» **Requirements**: Retype the records below from their first line through the line holding "sns.despine(ax=ax)", including both ends and no pictures.

» **Records supplied**:
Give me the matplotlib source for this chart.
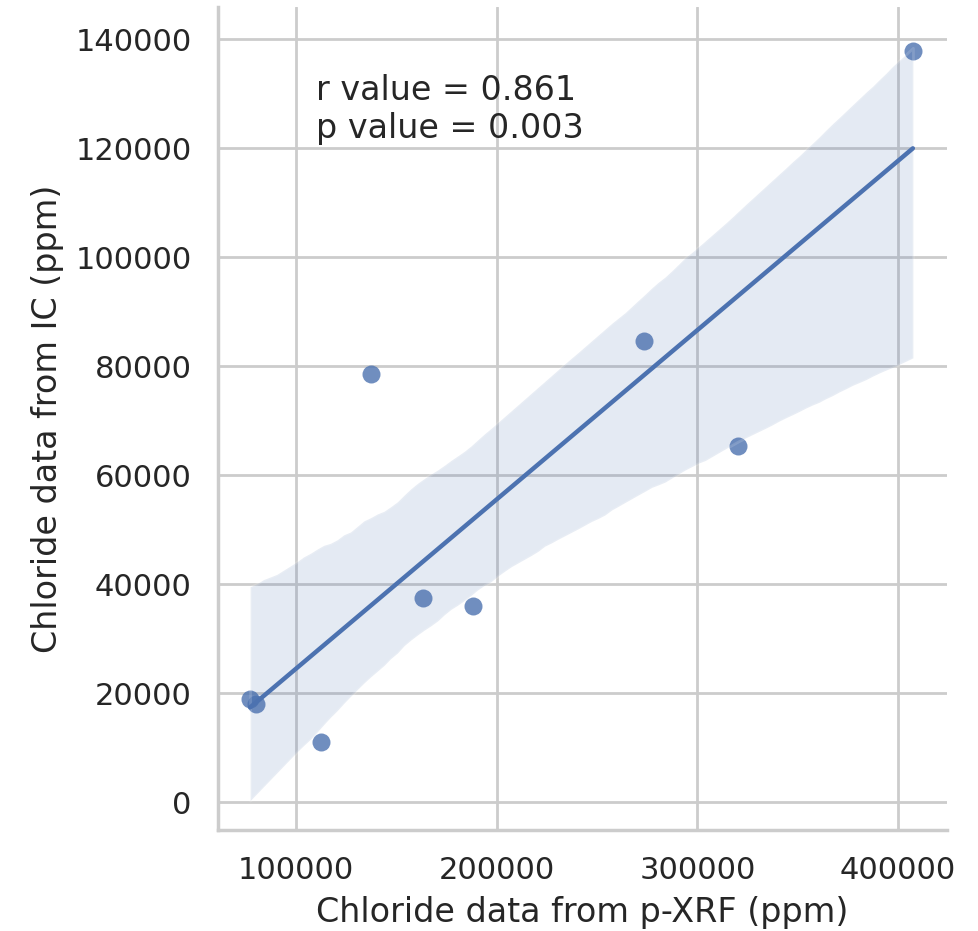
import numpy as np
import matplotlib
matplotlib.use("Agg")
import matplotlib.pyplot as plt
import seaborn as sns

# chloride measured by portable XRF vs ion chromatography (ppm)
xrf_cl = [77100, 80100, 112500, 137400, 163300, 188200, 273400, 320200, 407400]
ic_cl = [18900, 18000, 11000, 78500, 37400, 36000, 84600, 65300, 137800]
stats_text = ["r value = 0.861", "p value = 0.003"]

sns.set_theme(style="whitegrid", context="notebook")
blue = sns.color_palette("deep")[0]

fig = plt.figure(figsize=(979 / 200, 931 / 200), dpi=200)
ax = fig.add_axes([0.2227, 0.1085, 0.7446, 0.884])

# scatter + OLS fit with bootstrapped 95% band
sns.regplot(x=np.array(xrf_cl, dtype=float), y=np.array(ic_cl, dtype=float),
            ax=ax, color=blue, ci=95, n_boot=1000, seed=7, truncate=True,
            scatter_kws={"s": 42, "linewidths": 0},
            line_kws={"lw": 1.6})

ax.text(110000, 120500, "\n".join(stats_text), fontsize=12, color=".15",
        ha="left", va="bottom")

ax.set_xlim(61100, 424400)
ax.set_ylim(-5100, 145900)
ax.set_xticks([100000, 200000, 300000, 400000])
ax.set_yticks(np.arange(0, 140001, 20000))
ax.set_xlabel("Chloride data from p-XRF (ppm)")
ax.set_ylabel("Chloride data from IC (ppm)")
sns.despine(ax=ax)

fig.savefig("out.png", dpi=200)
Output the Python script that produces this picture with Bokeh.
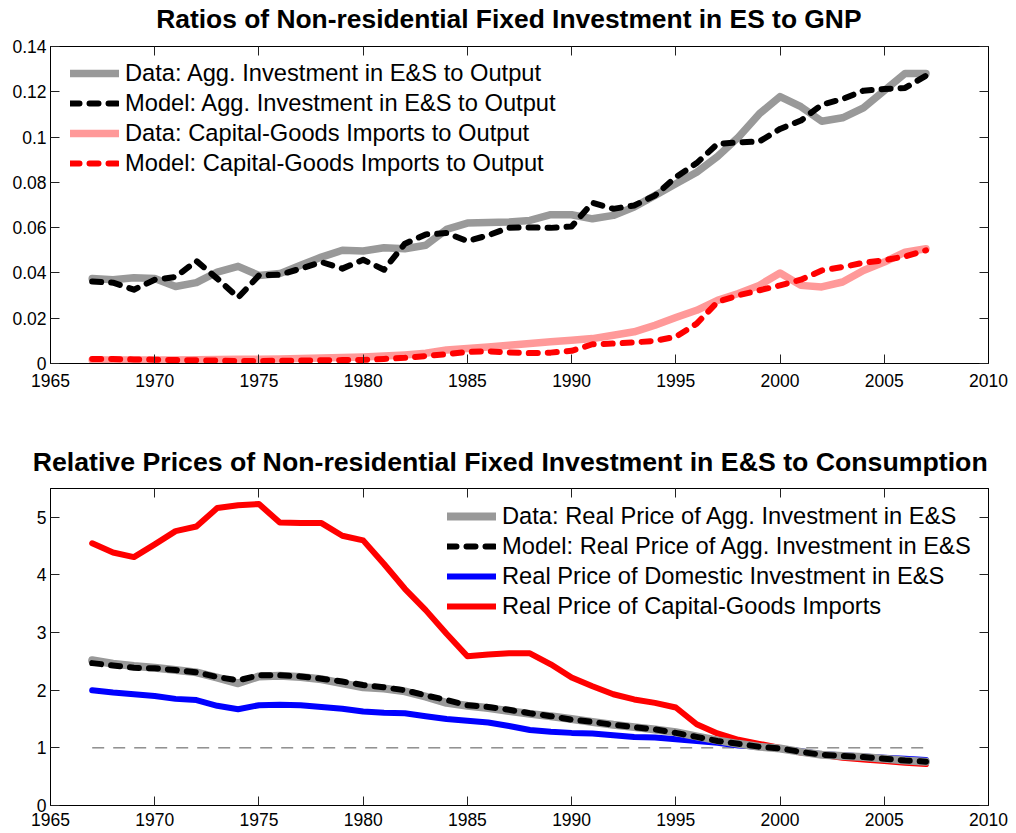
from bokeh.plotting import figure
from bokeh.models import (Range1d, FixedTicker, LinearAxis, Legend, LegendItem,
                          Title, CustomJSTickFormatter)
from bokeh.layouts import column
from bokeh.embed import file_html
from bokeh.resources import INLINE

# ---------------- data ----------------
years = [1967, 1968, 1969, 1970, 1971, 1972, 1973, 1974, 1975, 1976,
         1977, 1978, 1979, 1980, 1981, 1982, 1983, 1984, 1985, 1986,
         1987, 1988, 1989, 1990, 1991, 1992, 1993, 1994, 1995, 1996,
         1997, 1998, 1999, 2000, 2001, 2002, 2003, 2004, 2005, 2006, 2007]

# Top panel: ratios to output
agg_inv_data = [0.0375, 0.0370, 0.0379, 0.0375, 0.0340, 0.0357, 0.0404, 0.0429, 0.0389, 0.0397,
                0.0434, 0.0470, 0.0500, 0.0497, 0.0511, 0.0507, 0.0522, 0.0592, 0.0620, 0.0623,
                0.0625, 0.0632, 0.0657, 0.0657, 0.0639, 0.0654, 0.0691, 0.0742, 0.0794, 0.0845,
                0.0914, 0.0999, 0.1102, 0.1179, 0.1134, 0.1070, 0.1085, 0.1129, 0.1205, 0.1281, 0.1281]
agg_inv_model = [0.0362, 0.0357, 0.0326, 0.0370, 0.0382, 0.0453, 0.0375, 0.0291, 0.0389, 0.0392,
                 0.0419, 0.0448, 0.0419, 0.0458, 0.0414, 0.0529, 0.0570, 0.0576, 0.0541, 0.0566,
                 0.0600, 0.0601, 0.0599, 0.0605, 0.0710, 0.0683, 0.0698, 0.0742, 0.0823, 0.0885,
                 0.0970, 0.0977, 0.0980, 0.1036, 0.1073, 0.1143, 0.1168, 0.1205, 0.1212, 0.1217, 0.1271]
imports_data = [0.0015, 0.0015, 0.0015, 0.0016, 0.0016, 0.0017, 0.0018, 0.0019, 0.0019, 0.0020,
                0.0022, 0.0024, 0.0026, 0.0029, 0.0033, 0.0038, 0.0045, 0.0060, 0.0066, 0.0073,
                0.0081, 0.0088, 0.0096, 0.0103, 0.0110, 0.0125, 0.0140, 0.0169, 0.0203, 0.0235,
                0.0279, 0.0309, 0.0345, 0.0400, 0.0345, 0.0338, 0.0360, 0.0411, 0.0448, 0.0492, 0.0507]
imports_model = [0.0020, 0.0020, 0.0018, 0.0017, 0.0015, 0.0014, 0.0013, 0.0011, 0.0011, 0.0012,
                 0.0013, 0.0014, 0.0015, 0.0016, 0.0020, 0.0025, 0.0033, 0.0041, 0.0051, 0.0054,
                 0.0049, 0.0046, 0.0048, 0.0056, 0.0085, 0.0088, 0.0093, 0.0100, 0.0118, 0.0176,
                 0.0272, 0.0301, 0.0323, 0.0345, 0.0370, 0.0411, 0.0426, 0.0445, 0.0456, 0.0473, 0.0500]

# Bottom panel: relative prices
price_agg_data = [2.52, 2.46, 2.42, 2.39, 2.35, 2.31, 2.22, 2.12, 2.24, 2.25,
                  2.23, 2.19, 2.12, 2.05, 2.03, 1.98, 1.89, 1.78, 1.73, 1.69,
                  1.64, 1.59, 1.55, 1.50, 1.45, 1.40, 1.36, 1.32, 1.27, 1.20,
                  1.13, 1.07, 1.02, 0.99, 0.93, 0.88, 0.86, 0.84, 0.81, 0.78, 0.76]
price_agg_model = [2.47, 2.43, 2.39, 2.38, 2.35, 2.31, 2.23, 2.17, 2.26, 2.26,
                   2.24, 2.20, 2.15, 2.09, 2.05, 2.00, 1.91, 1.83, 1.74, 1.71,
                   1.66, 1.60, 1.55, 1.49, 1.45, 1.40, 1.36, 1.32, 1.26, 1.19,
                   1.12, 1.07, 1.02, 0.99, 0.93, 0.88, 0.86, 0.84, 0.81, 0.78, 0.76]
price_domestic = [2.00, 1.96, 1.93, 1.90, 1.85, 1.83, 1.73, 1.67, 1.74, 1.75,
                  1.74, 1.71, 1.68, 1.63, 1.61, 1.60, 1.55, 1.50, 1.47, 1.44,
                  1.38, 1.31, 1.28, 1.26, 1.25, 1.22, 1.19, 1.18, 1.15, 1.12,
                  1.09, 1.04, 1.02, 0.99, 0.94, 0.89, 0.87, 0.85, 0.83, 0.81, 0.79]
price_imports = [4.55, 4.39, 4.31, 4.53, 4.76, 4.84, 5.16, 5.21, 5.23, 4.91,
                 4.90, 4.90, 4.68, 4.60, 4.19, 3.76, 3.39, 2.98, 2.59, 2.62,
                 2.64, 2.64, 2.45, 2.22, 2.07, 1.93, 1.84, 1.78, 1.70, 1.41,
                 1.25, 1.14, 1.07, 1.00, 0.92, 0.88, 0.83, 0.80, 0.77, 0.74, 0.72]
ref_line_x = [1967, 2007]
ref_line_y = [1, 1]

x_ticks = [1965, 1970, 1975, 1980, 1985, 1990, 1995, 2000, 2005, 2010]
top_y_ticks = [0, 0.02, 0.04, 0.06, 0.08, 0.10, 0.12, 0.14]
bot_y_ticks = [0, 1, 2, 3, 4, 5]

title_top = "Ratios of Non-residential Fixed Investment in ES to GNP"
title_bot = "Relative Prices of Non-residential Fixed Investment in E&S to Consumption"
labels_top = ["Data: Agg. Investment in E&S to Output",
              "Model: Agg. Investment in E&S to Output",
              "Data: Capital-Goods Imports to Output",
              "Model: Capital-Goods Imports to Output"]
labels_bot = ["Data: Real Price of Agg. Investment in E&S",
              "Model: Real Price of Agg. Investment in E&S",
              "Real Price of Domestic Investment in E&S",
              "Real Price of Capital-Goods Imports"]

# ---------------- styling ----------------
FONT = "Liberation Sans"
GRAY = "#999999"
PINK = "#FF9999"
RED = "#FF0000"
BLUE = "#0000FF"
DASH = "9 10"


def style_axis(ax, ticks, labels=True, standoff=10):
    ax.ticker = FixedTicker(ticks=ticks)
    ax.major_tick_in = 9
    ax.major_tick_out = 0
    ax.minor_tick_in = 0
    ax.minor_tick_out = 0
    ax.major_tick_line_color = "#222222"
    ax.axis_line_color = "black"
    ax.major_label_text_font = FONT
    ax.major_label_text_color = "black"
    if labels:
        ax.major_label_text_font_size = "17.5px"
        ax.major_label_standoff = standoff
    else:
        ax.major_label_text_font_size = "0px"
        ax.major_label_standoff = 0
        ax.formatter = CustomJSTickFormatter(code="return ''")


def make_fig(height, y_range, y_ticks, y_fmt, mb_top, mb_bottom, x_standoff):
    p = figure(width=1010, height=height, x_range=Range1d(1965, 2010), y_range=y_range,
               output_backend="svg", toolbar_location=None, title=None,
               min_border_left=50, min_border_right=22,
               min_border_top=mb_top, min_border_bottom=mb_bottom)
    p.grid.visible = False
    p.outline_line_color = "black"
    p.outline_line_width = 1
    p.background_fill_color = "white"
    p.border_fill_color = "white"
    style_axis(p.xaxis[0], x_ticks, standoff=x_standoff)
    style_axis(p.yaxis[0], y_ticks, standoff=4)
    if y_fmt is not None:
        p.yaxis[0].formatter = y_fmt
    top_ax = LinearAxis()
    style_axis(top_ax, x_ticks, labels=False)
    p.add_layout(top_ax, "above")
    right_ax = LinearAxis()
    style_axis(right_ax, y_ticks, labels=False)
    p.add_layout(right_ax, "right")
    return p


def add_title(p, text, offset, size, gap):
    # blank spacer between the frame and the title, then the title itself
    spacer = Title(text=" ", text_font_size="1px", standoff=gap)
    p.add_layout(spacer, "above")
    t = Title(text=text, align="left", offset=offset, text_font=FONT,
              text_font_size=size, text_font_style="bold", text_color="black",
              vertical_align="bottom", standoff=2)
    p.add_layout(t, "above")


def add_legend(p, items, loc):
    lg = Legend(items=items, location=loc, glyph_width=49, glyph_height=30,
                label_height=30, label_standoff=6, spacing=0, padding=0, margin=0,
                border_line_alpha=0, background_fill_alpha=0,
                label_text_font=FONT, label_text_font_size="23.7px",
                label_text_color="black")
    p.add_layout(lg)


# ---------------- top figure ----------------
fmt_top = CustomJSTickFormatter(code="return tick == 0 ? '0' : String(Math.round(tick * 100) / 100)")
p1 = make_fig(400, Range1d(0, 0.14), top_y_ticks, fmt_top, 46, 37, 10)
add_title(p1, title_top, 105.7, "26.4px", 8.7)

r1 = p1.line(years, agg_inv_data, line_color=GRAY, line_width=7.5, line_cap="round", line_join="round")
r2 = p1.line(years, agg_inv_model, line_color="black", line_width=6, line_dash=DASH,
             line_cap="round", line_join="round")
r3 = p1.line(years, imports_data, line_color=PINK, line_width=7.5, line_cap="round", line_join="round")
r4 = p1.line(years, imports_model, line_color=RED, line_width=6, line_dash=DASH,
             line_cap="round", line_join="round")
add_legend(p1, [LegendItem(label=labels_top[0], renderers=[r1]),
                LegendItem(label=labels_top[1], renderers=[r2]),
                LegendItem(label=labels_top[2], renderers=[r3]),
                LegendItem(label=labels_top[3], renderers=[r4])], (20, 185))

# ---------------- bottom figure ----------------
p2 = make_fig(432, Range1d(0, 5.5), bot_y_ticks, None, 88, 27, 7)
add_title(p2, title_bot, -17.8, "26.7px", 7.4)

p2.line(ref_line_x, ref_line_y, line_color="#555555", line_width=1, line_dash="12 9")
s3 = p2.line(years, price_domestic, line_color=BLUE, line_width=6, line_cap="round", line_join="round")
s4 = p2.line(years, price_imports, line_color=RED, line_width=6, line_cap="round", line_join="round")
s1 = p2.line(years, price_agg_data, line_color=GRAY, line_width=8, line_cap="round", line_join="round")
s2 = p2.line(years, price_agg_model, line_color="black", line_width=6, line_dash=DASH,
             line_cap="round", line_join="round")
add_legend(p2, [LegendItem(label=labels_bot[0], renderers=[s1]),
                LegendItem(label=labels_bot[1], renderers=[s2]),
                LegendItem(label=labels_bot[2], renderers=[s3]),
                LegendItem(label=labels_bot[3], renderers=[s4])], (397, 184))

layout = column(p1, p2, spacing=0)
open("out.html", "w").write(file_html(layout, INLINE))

» **Completed task**:
Give me the matplotlib source for this chart.
import numpy as np
import matplotlib
matplotlib.use("Agg")
import matplotlib.pyplot as plt
import seaborn as sns

# chloride measured by portable XRF vs ion chromatography (ppm)
xrf_cl = [77100, 80100, 112500, 137400, 163300, 188200, 273400, 320200, 407400]
ic_cl = [18900, 18000, 11000, 78500, 37400, 36000, 84600, 65300, 137800]
stats_text = ["r value = 0.861", "p value = 0.003"]

sns.set_theme(style="whitegrid", context="notebook")
blue = sns.color_palette("deep")[0]

fig = plt.figure(figsize=(979 / 200, 931 / 200), dpi=200)
ax = fig.add_axes([0.2227, 0.1085, 0.7446, 0.884])

# scatter + OLS fit with bootstrapped 95% band
sns.regplot(x=np.array(xrf_cl, dtype=float), y=np.array(ic_cl, dtype=float),
            ax=ax, color=blue, ci=95, n_boot=1000, seed=7, truncate=True,
            scatter_kws={"s": 42, "linewidths": 0},
            line_kws={"lw": 1.6})

ax.text(110000, 120500, "\n".join(stats_text), fontsize=12, color=".15",
        ha="left", va="bottom")

ax.set_xlim(61100, 424400)
ax.set_ylim(-5100, 145900)
ax.set_xticks([100000, 200000, 300000, 400000])
ax.set_yticks(np.arange(0, 140001, 20000))
ax.set_xlabel("Chloride data from p-XRF (ppm)")
ax.set_ylabel("Chloride data from IC (ppm)")
sns.despine(ax=ax)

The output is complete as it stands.